USDC dominance and risks of stablecoin concentration
While the infrastructure is diversifying, the currency used for settlement remains highly concentrated. Keyrock confirms that 98.6% of machine payments currently settle in USDC, the stablecoin issued by Circle. While this solidifies Circle’s importance in the global crypto payment landscape, it also introduces a concentration risk by creating an intense dependency on a single issuer for the entire machine-to-machine economy.
This reliance on a single stablecoin occurs as market sentiment shifts in response to upcoming global regulations. Frameworks like the EU AI Act, the U.S. GENIUS Act, and the MiCA regulation in Europe are expected to take effect around mid-2026. However, the Keyrock report notes that none of these laws adequately address the legal identity of AI agents or the liability issues associated with autonomous transactions. This regulatory vacuum remains a potential bottleneck for long-term growth.
Beyond the legal hurdles, technical security remains a priority as AI speed increases. Protocols like NEAR are positioning themselves as decentralized compute layers for AI, focusing on the intersection of machine learning and blockchain security. The NEAR team recently announced plans to integrate post-quantum cryptography into its account infrastructure to defend against AI-accelerated threats that could eventually break traditional encryption methods.
Long-term forecasts for the agentic commerce market
The potential for “agentic payments” has prompted massive growth forecasts from major consultancy firms. Gartner projects that AI agents could intermediate up to $15 trillion in purchases by 2028. Meanwhile, McKinsey estimates that retail agentic commerce alone could reach between $3 trillion and $5 trillion by 2030. These growth rates are expected to outpace the early years of the stablecoin market as more industries adopt autonomous software agents.

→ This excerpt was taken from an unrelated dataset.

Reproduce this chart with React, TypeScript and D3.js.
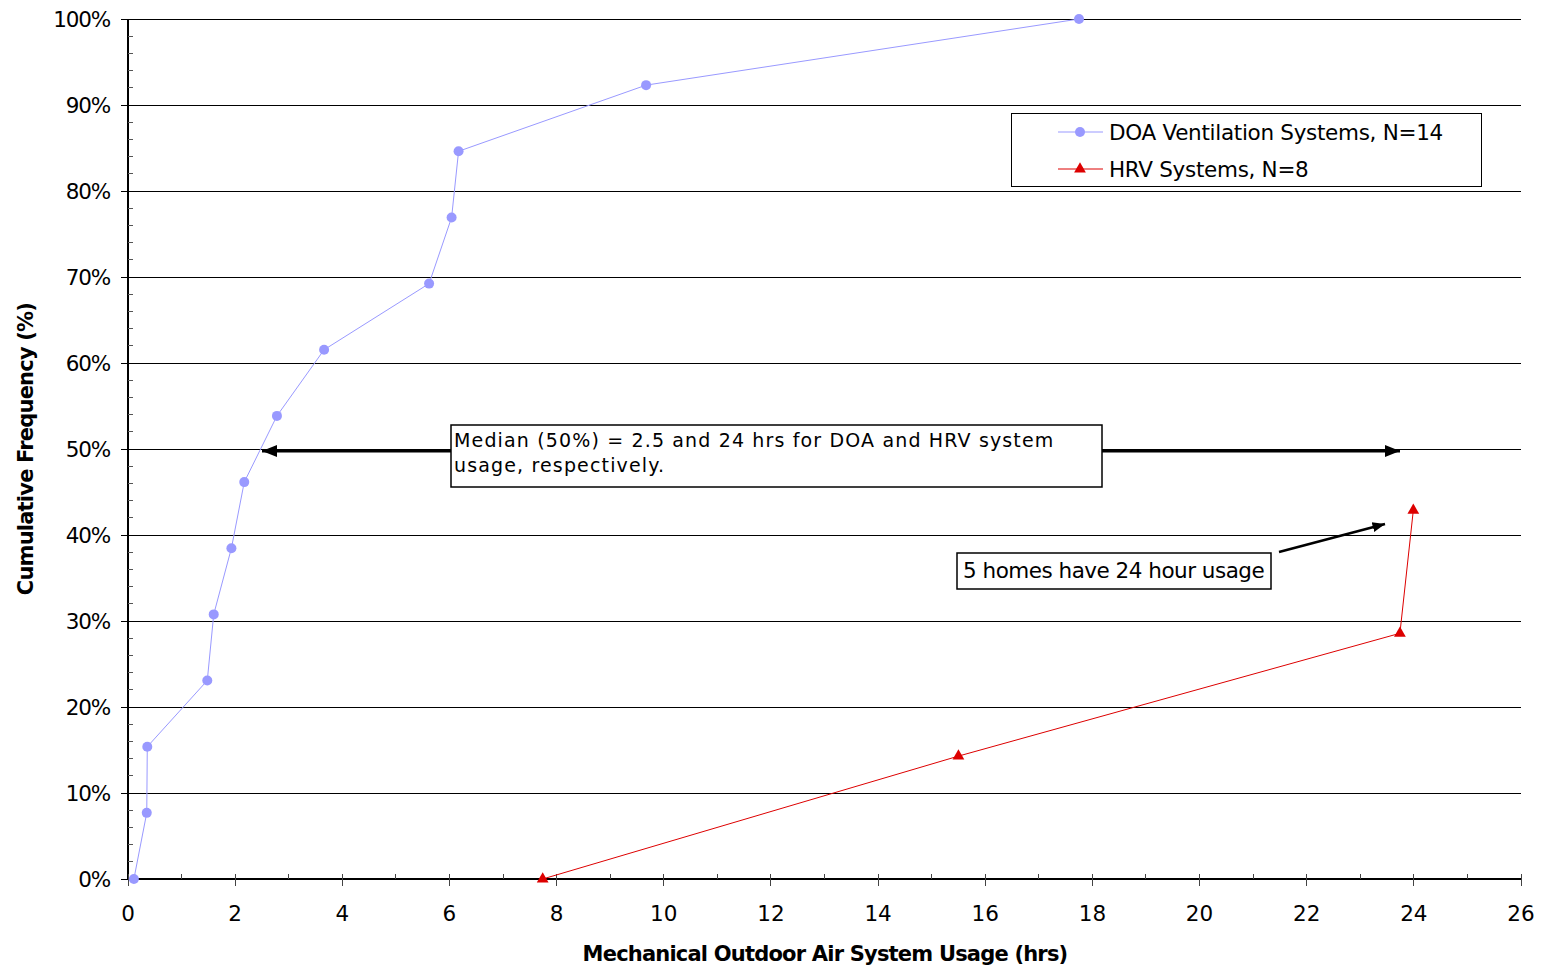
import React from "react";
import * as d3 from "d3";

const doaHours = [0.11, 0.35, 0.36, 1.48, 1.6, 1.93, 2.17, 2.78, 3.66, 5.62, 6.04, 6.17, 9.67, 17.75];
const doaFreq = [0, 7.69, 15.38, 23.08, 30.77, 38.46, 46.15, 53.85, 61.54, 69.23, 76.92, 84.62, 92.31, 100];
const hrvHours = [7.74, 15.5, 23.74, 23.99];
const hrvFreq = [0, 14.29, 28.57, 42.86];
const xTicks = d3.range(0, 27, 2);
const yTicks = d3.range(0, 101, 10);

const W = 1542, H = 971;
const M = { left: 128, right: 1521, top: 19, bottom: 879 };
const FONT = "DejaVu Sans, Verdana, sans-serif";
const DOA_COLOR = "#9999ff";
const HRV_COLOR = "#dd0000";

export default function App() {
  const x = d3.scaleLinear().domain([0, 26]).range([M.left, M.right]);
  const y = d3.scaleLinear().domain([0, 100]).range([M.bottom, M.top]);
  const doa = doaHours.map((h, i) => [h, doaFreq[i]] as [number, number]);
  const hrv = hrvHours.map((h, i) => [h, hrvFreq[i]] as [number, number]);
  const line = d3.line<[number, number]>().x(d => x(d[0])).y(d => y(d[1]));
  const tri = d3.symbol().type(d3.symbolTriangle).size(60)() as string;
  const minorY = d3.range(0, 100.1, 2).filter(v => v % 10 !== 0);
  const minorX = d3.range(1, 26, 2);

  return (
    <svg width={W} height={H} style={{ position: "absolute", left: 0, top: 0, background: "#fff" }}>
      <defs>
        <marker id="ah" viewBox="0 0 10 10" refX="10" refY="5" markerWidth="5" markerHeight="5" markerUnits="strokeWidth" orient="auto">
          <path d="M0,1 L10,5 L0,9 z" fill="#000" />
        </marker>
      </defs>
      {/* gridlines */}
      {yTicks.filter(v => v > 0).map(v => (
        <line key={"g" + v} x1={M.left} x2={M.right} y1={y(v)} y2={y(v)} stroke="#000" strokeWidth={1} shapeRendering="crispEdges" />
      ))}
      {/* y axis */}
      <line x1={M.left} x2={M.left} y1={M.top} y2={M.bottom} stroke="#000" strokeWidth={2} shapeRendering="crispEdges" />
      {yTicks.map(v => (
        <g key={"yt" + v}>
          <line x1={M.left - 7} x2={M.left} y1={y(v)} y2={y(v)} stroke="#000" strokeWidth={1} shapeRendering="crispEdges" />
          <text x={110} y={y(v)} dy="0.36em" textAnchor="end" fontFamily={FONT} fontSize={21.5} letterSpacing={-1.2}>{v + "%"}</text>
        </g>
      ))}
      {minorY.map(v => (
        <line key={"ym" + v} x1={M.left} x2={M.left + 5} y1={y(v)} y2={y(v)} stroke="#555" strokeWidth={1} shapeRendering="crispEdges" />
      ))}
      {/* x axis */}
      <line x1={M.left} x2={M.right} y1={M.bottom} y2={M.bottom} stroke="#000" strokeWidth={1.5} shapeRendering="crispEdges" />
      {xTicks.map(v => (
        <g key={"xt" + v}>
          <line x1={x(v)} x2={x(v)} y1={M.bottom - 5} y2={M.bottom + 7} stroke="#444" strokeWidth={1} shapeRendering="crispEdges" />
          <text x={x(v)} y={913} dy="0.36em" textAnchor="middle" fontFamily={FONT} fontSize={21.5}>{v}</text>
        </g>
      ))}
      {minorX.map(v => (
        <line key={"xm" + v} x1={x(v)} x2={x(v)} y1={M.bottom - 5} y2={M.bottom} stroke="#444" strokeWidth={1} shapeRendering="crispEdges" />
      ))}
      {/* axis titles */}
      <text x={825} y={953} dy="0.36em" textAnchor="middle" fontFamily={FONT} fontSize={21} fontWeight="bold" letterSpacing={-0.8}>Mechanical Outdoor Air System Usage (hrs)</text>
      <text transform={`translate(25,449) rotate(-90)`} dy="0.36em" textAnchor="middle" fontFamily={FONT} fontSize={21} fontWeight="bold" letterSpacing={-0.8}>Cumulative Frequency (%)</text>

      {/* series */}
      <path d={line(doa) as string} fill="none" stroke={DOA_COLOR} strokeWidth={1} />
      {doa.map((d, i) => (
        <circle key={"d" + i} cx={x(d[0])} cy={y(d[1])} r={5} fill={DOA_COLOR} />
      ))}
      <path d={line(hrv) as string} fill="none" stroke={HRV_COLOR} strokeWidth={1} />
      {hrv.map((d, i) => (
        <path key={"h" + i} d={tri} transform={`translate(${x(d[0])},${y(d[1])})`} fill={HRV_COLOR} />
      ))}

      {/* legend */}
      <rect x={1011} y={113} width={470} height={73} fill="#fff" stroke="#000" strokeWidth={1} shapeRendering="crispEdges" />
      <line x1={1058} x2={1103} y1={132} y2={132} stroke={DOA_COLOR} strokeWidth={1} />
      <circle cx={1080} cy={132} r={5} fill={DOA_COLOR} />
      <text x={1109} y={132} dy="0.36em" fontFamily={FONT} fontSize={21.5} letterSpacing={-0.3}>DOA Ventilation Systems, N=14</text>
      <line x1={1058} x2={1103} y1={169} y2={169} stroke={HRV_COLOR} strokeWidth={1} />
      <path d={tri} transform={`translate(1080,169)`} fill={HRV_COLOR} />
      <text x={1109} y={169} dy="0.36em" fontFamily={FONT} fontSize={21.5} letterSpacing={-0.3}>HRV Systems, N=8</text>

      {/* median annotation */}
      <line x1={451} x2={262} y1={451} y2={451} stroke="#000" strokeWidth={3} markerEnd="url(#ah)" />
      <line x1={1102} x2={1400} y1={451} y2={451} stroke="#000" strokeWidth={3} markerEnd="url(#ah)" />
      <rect x={451} y={425} width={651} height={62} fill="#fff" stroke="#000" strokeWidth={1.5} />
      <text x={454} y={447} fontFamily={FONT} fontSize={19} letterSpacing={1.15}>Median (50%) = 2.5 and 24 hrs for DOA and HRV system</text>
      <text x={454} y={472} fontFamily={FONT} fontSize={19} letterSpacing={1.15}>usage, respectively.</text>

      {/* 5 homes annotation */}
      <line x1={1279} x2={1385} y1={552} y2={524} stroke="#000" strokeWidth={2.5} markerEnd="url(#ah)" />
      <rect x={957} y={553} width={314} height={36} fill="#fff" stroke="#000" strokeWidth={1.5} />
      <text x={963} y={570} dy="0.36em" fontFamily={FONT} fontSize={21.5} letterSpacing={-0.5}>5 homes have 24 hour usage</text>
    </svg>
  );
}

For now, the market is characterized by rapid infrastructure deployment by firms like Stripe and Coinbase. Even if these systems remain a tiny fraction of the global payment market today, the economic efficiency of blockchain rails makes them the “default” choice for the next generation of automated trade. Analysts suggest that if the cost of settlement continues to decline, the economic value produced by these agents will soon become a visible and permanent fixture of the global financial system.